- SHORT TASK:
Working from the top of the listing below, retype each line through the line containing "(0,0) rectangle (900,520);", both included, with no pictures.

- DATASET EXCERPT:
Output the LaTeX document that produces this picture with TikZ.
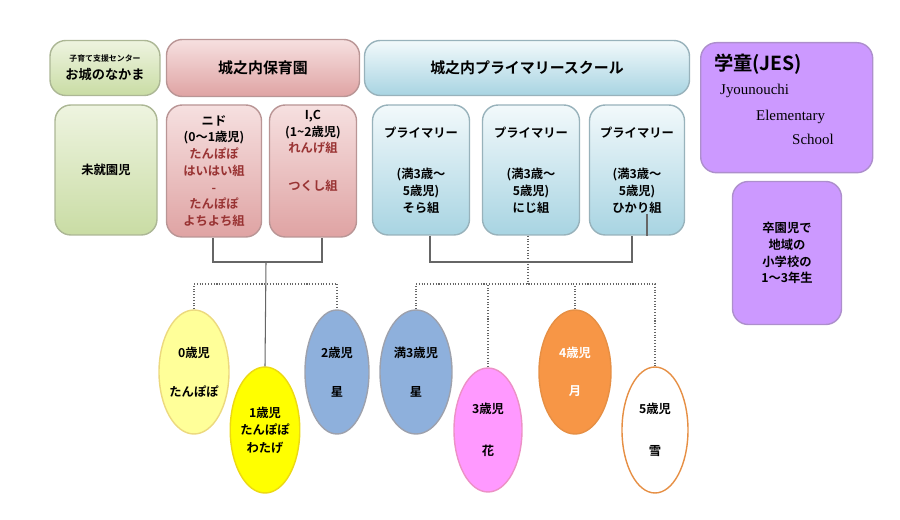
\documentclass[tikz,border=0pt]{standalone}
\usepackage{fontspec}
\setmainfont{Noto Sans CJK JP}[BoldFont={Noto Sans CJK JP Bold}]
\newfontfamily\engfont{Liberation Serif}
\usetikzlibrary{shapes.geometric}
\definecolor{grnA}{HTML}{EEF4E0}\definecolor{grnB}{HTML}{C9DCA4}
\definecolor{pnkA}{HTML}{F6E0E0}\definecolor{pnkB}{HTML}{DFA3A3}
\definecolor{bluA}{HTML}{F2F9FB}\definecolor{bluB}{HTML}{A8D4E2}
\definecolor{purp}{HTML}{CC99FF}
\definecolor{txtred}{HTML}{993333}
\definecolor{elyel}{HTML}{FFFF99}\definecolor{elyel2}{HTML}{FFFF00}
\definecolor{elblu}{HTML}{8EB0DC}\definecolor{elpnk}{HTML}{FF99FF}
\definecolor{elorg}{HTML}{F79646}
\tikzset{
  box/.style={rounded corners=9pt,draw=#1!60!gray,line width=0.8pt,align=center,font=\bfseries\fontsize{7}{9.5}\selectfont,inner sep=2pt},
  grnbox/.style={box=grnB,top color=grnA,bottom color=grnB},
  pnkbox/.style={box=pnkB,top color=pnkA,bottom color=pnkB},
  blubox/.style={box=bluB,top color=bluA,bottom color=bluB},
  purbox/.style={box=purp,fill=purp},
  kid/.style={ellipse,draw=#1!70!brown,line width=0.8pt,align=center,inner sep=0pt,font=\bfseries\fontsize{7}{10}\selectfont},
  tie/.style={draw=gray!80!black,line width=0.6pt},
  dots/.style={draw=gray!80!black,line width=0.6pt,densely dotted}
}
\begin{document}
\begin{tikzpicture}[x=0.02cm,y=-0.02cm]
  \useasboundingbox (0,0) rectangle (900,520);

  % header row
  \node[grnbox,minimum width=110*0.02cm,minimum height=55*0.02cm] (center) at (105,68)
    {\fontsize{4.5}{5}\selectfont 子育て支援センター\\[1pt]\fontsize{7.5}{8}\selectfont お城のなかま};
  \node[pnkbox,minimum width=193*0.02cm,minimum height=57*0.02cm,font=\bfseries\fontsize{8.5}{10}\selectfont] (hoiku) at (263,68) {城之内保育園};
  \node[blubox,minimum width=325*0.02cm,minimum height=55*0.02cm,font=\bfseries\fontsize{8.5}{10}\selectfont] (prim) at (527,68) {城之内プライマリースクール};
  \node[purbox,minimum width=172*0.02cm,minimum height=130*0.02cm,anchor=north west,align=left] (jes) at (700,42) {};
  \node[anchor=north west,font=\bfseries\fontsize{11}{12}\selectfont] (jest) at (708,48) {学童(JES)};
  \node[anchor=north west,font=\engfont\fontsize{8.5}{10}\selectfont] (jes1) at (714,78) {Jyounouchi};
  \node[anchor=north west,font=\engfont\fontsize{8.5}{10}\selectfont] (jes2) at (750,104) {Elementary};
  \node[anchor=north west,font=\engfont\fontsize{8.5}{10}\selectfont] (jes3) at (786,128) {School};
  \node[purbox,minimum width=109*0.02cm,minimum height=143*0.02cm] (grad) at (787,253)
    {卒園児で\\地域の\\小学校の\\1〜3年生};

  % class row
  \node[grnbox,minimum width=102*0.02cm,minimum height=130*0.02cm] (mishu) at (106,170) {未就園児};
  \node[pnkbox,minimum width=95*0.02cm,minimum height=132*0.02cm] (nido) at (214,171)
    {ニド\\(0〜1歳児)\\\color{txtred}たんぽぽ\\\color{txtred}はいはい組\\\color{txtred}-\\\color{txtred}たんぽぽ\\\color{txtred}よちよち組};
  \node[pnkbox,minimum width=87*0.02cm,minimum height=132*0.02cm] (ic) at (313,171)
    {I,C\\(1\textasciitilde 2歳児)\\\color{txtred}れんげ組\\[12pt]\color{txtred}つくし組\\[14pt]};
  \node[blubox,minimum width=97*0.02cm,minimum height=130*0.02cm] (sora) at (421,170)
    {プライマリー\\[14pt](満3歳〜\\5歳児)\\そら組};
  \node[blubox,minimum width=97*0.02cm,minimum height=130*0.02cm] (niji) at (531,170)
    {プライマリー\\[14pt](満3歳〜\\5歳児)\\にじ組};
  \node[blubox,minimum width=95*0.02cm,minimum height=130*0.02cm] (hikari) at (637,170)
    {プライマリー\\[14pt](満3歳〜\\5歳児)\\ひかり組};

  % children
  \node[kid=elyel,fill=elyel,minimum width=70*0.02cm,minimum height=124*0.02cm] (k0) at (194,372) {0歳児\\[12pt]たんぽぽ};
  \node[kid=elyel2,fill=elyel2,minimum width=66*0.02cm,minimum height=126*0.02cm] (k1) at (265,430) {1歳児\\たんぽぽ\\わたげ};
  \node[kid=elblu,fill=elblu,minimum width=64*0.02cm,minimum height=124*0.02cm] (k2) at (337,372) {2歳児\\[12pt]星};
  \node[kid=elblu,fill=elblu,minimum width=72*0.02cm,minimum height=124*0.02cm] (k3m) at (416,372) {満3歳児\\[12pt]星};
  \node[kid=elpnk,fill=elpnk,minimum width=68*0.02cm,minimum height=124*0.02cm] (k3) at (488,430) {3歳児\\[14pt]花};
  \node[kid=elorg,fill=elorg,minimum width=72*0.02cm,minimum height=124*0.02cm,text=white] (k4) at (575,372) {4歳児\\[12pt]月};
  \node[kid=elorg,fill=white,minimum width=66*0.02cm,minimum height=126*0.02cm] (k5) at (655,430) {5歳児\\[14pt]雪};

  % connectors, nursery
  \coordinate (hl) at (213,262);
  \coordinate (hr) at (322,262);
  \coordinate (hm) at (266,262);
  \draw[tie] (nido.south -| hl) -- (hl) -- (hr) -- (ic.south -| hr);
  \draw[tie] (hm) -- (k1.north);
  \draw[dots] (k0.north) -- (194,284) -- (337,284) -- (k2.north);

  % connectors, primary
  \coordinate (pl) at (430,262);
  \coordinate (pr) at (632,262);
  \coordinate (pm) at (528,262);
  \draw[tie] (sora.south -| pl) -- (pl) -- (pr) -- (hikari.south -| pr);
  \draw[tie] (647,214) -- (hikari.south -| 647,0);
  \draw[dots] (niji.south -| pm) -- (528,284);
  \draw[dots] (k3m.north) -- (416,284) -- (655,284) -- (k5.north);
  \draw[dots] (k3.north) -- (488,284);
  \draw[dots] (k4.north) -- (575,284);
\end{tikzpicture}
\end{document}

- REPLY TO THE EXERCISE:
Output the LaTeX document that produces this picture with TikZ.
\documentclass[tikz,border=0pt]{standalone}
\usepackage{fontspec}
\setmainfont{Noto Sans CJK JP}[BoldFont={Noto Sans CJK JP Bold}]
\newfontfamily\engfont{Liberation Serif}
\usetikzlibrary{shapes.geometric}
\definecolor{grnA}{HTML}{EEF4E0}\definecolor{grnB}{HTML}{C9DCA4}
\definecolor{pnkA}{HTML}{F6E0E0}\definecolor{pnkB}{HTML}{DFA3A3}
\definecolor{bluA}{HTML}{F2F9FB}\definecolor{bluB}{HTML}{A8D4E2}
\definecolor{purp}{HTML}{CC99FF}
\definecolor{txtred}{HTML}{993333}
\definecolor{elyel}{HTML}{FFFF99}\definecolor{elyel2}{HTML}{FFFF00}
\definecolor{elblu}{HTML}{8EB0DC}\definecolor{elpnk}{HTML}{FF99FF}
\definecolor{elorg}{HTML}{F79646}
\tikzset{
  box/.style={rounded corners=9pt,draw=#1!60!gray,line width=0.8pt,align=center,font=\bfseries\fontsize{7}{9.5}\selectfont,inner sep=2pt},
  grnbox/.style={box=grnB,top color=grnA,bottom color=grnB},
  pnkbox/.style={box=pnkB,top color=pnkA,bottom color=pnkB},
  blubox/.style={box=bluB,top color=bluA,bottom color=bluB},
  purbox/.style={box=purp,fill=purp},
  kid/.style={ellipse,draw=#1!70!brown,line width=0.8pt,align=center,inner sep=0pt,font=\bfseries\fontsize{7}{10}\selectfont},
  tie/.style={draw=gray!80!black,line width=0.6pt},
  dots/.style={draw=gray!80!black,line width=0.6pt,densely dotted}
}
\begin{document}
\begin{tikzpicture}[x=0.02cm,y=-0.02cm]
  \useasboundingbox (0,0) rectangle (900,520);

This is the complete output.